* Work to be completed: Report how many lines include the word "image", and nothing besides that number.

* Materials provided:
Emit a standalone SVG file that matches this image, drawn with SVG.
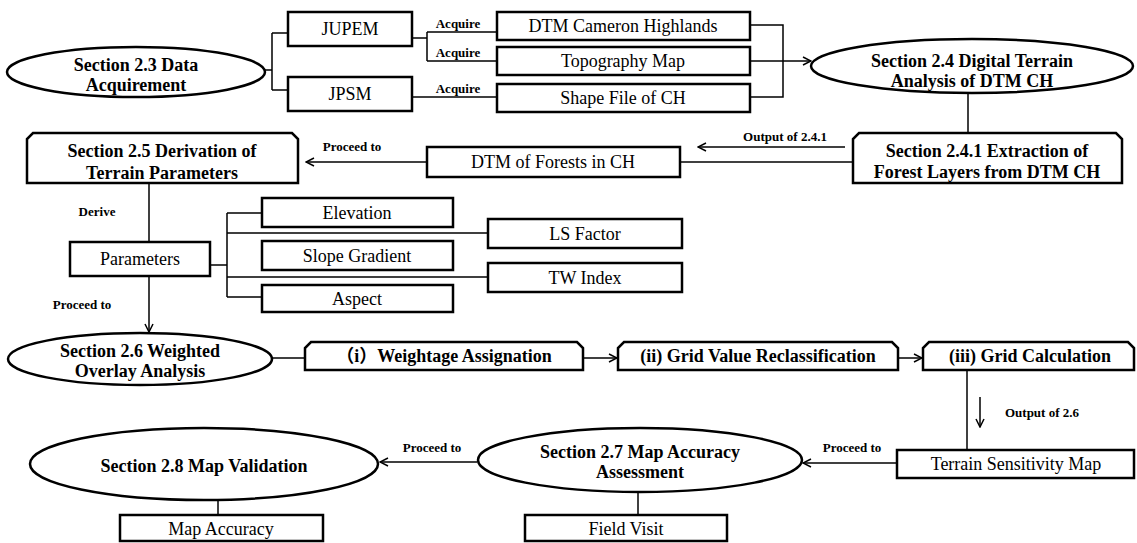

==

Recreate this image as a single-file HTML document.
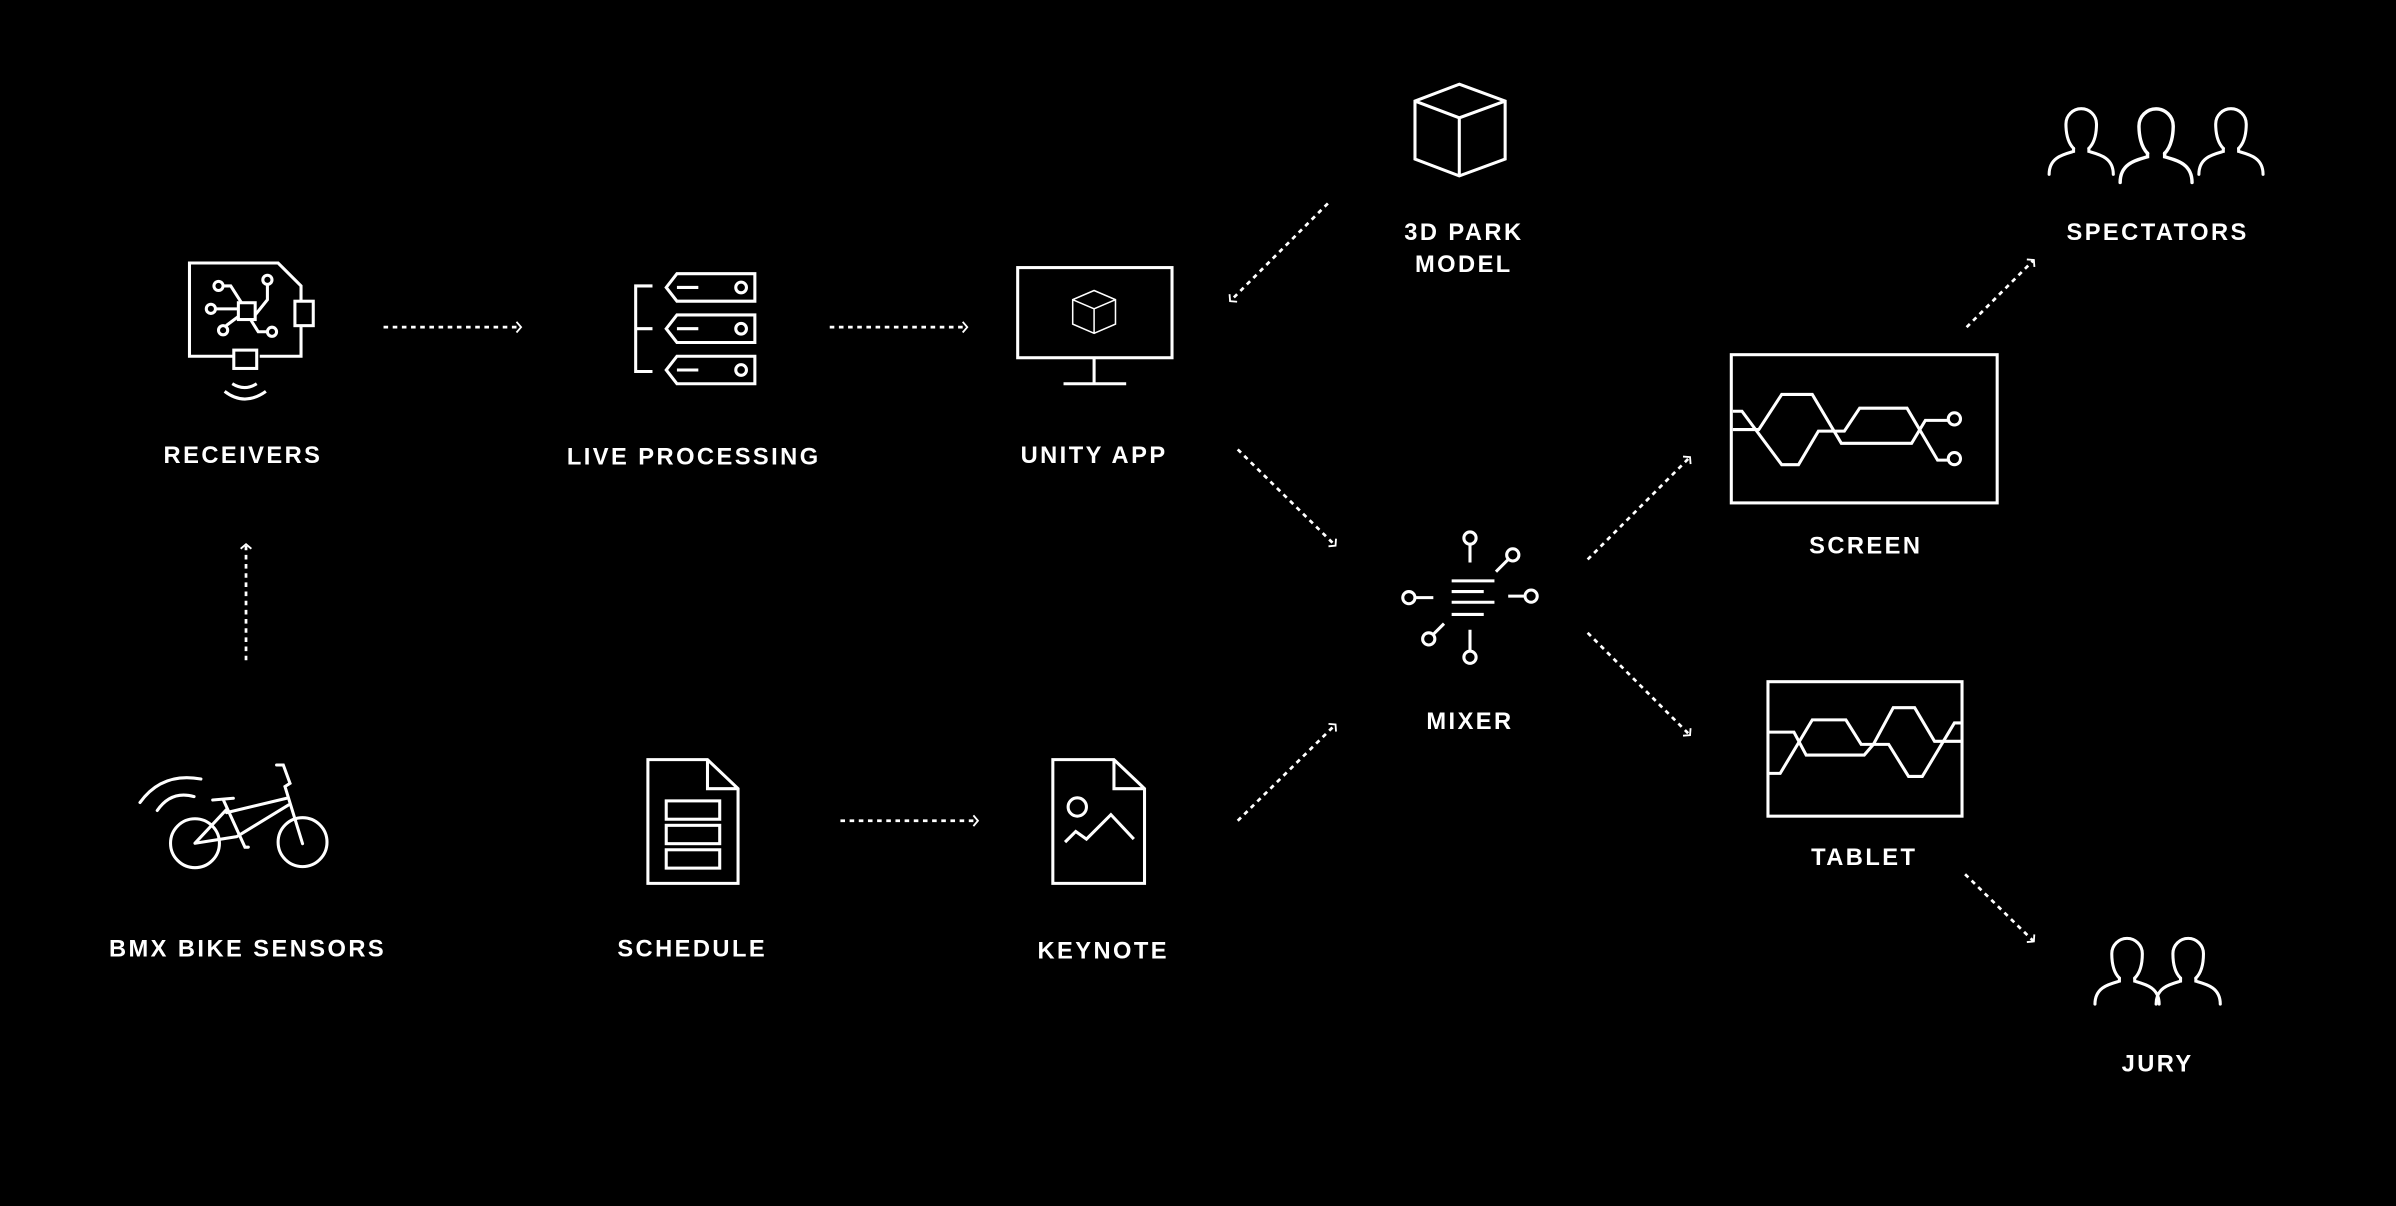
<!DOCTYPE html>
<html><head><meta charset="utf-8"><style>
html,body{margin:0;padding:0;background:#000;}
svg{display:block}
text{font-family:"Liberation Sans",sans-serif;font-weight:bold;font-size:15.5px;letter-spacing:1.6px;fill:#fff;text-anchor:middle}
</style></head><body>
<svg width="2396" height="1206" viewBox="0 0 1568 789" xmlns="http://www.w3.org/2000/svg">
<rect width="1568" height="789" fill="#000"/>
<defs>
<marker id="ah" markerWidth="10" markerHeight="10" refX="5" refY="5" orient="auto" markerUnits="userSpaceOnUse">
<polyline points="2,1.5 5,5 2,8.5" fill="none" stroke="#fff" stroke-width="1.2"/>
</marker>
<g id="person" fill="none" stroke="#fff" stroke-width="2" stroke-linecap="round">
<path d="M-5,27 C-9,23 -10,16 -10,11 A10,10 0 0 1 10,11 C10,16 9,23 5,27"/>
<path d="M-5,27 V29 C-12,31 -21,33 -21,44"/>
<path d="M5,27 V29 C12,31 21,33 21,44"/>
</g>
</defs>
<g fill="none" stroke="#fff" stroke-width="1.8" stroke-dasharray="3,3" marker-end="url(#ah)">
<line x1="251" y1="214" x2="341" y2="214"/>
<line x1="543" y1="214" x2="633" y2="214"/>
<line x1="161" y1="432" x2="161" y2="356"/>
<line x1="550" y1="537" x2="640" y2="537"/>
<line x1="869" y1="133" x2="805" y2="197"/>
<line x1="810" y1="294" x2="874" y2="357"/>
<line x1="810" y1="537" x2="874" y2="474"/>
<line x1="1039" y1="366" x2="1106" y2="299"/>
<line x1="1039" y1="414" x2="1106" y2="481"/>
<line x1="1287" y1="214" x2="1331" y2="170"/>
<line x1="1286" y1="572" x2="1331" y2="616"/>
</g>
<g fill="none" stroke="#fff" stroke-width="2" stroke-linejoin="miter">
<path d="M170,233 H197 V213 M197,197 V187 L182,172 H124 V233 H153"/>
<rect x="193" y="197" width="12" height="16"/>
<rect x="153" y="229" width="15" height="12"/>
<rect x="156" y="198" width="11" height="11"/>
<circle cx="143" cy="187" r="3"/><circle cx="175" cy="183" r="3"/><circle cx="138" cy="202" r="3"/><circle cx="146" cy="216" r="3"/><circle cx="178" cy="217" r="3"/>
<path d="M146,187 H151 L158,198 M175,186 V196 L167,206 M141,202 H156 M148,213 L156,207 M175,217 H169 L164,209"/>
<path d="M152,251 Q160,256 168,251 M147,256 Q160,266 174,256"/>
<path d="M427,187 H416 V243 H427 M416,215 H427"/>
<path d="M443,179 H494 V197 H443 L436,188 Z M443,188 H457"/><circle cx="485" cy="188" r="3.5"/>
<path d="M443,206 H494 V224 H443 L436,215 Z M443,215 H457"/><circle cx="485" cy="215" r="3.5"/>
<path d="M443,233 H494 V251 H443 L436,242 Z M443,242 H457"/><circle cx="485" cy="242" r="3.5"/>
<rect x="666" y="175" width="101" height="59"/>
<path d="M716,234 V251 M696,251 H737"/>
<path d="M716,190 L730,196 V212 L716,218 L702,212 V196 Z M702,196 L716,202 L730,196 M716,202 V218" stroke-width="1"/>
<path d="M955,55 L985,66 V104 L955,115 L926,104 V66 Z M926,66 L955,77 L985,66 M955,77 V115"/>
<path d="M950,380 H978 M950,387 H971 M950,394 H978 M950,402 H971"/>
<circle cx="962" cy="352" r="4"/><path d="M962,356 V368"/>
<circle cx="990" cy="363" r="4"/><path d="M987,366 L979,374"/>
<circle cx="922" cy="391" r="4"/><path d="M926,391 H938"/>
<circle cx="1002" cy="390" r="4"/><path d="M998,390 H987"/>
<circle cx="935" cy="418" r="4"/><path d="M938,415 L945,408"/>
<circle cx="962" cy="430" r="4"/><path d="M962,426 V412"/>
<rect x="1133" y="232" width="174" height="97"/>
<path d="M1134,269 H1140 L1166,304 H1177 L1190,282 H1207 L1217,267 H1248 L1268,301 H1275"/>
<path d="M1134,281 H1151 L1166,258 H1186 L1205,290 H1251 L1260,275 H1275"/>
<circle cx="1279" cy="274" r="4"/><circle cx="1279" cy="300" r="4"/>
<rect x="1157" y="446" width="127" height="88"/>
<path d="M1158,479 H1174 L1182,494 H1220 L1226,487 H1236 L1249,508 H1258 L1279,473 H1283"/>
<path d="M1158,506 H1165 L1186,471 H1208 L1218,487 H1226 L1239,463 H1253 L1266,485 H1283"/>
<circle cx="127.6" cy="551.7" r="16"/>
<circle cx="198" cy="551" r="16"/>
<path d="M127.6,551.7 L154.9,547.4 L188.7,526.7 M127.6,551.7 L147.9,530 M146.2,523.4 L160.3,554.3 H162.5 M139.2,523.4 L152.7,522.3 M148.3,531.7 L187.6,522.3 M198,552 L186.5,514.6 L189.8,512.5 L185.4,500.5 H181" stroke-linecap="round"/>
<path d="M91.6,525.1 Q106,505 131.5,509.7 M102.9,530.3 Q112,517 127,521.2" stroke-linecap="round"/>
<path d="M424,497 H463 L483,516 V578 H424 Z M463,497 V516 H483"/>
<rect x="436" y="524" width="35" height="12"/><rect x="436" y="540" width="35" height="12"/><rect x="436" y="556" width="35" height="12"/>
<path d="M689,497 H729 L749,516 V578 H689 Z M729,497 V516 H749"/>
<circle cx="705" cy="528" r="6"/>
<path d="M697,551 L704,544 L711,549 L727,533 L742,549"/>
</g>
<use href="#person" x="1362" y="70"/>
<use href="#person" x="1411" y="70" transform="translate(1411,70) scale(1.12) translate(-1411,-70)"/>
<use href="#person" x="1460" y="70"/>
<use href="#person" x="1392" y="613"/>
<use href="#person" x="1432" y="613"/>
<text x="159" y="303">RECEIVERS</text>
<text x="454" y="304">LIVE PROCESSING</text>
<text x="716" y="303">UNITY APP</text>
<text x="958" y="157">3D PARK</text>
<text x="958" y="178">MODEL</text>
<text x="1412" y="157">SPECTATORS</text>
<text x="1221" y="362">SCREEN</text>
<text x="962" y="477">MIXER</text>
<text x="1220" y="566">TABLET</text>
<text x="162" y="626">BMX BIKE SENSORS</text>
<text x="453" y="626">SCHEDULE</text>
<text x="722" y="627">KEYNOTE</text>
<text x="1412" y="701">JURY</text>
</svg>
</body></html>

* Response to the exercise: 2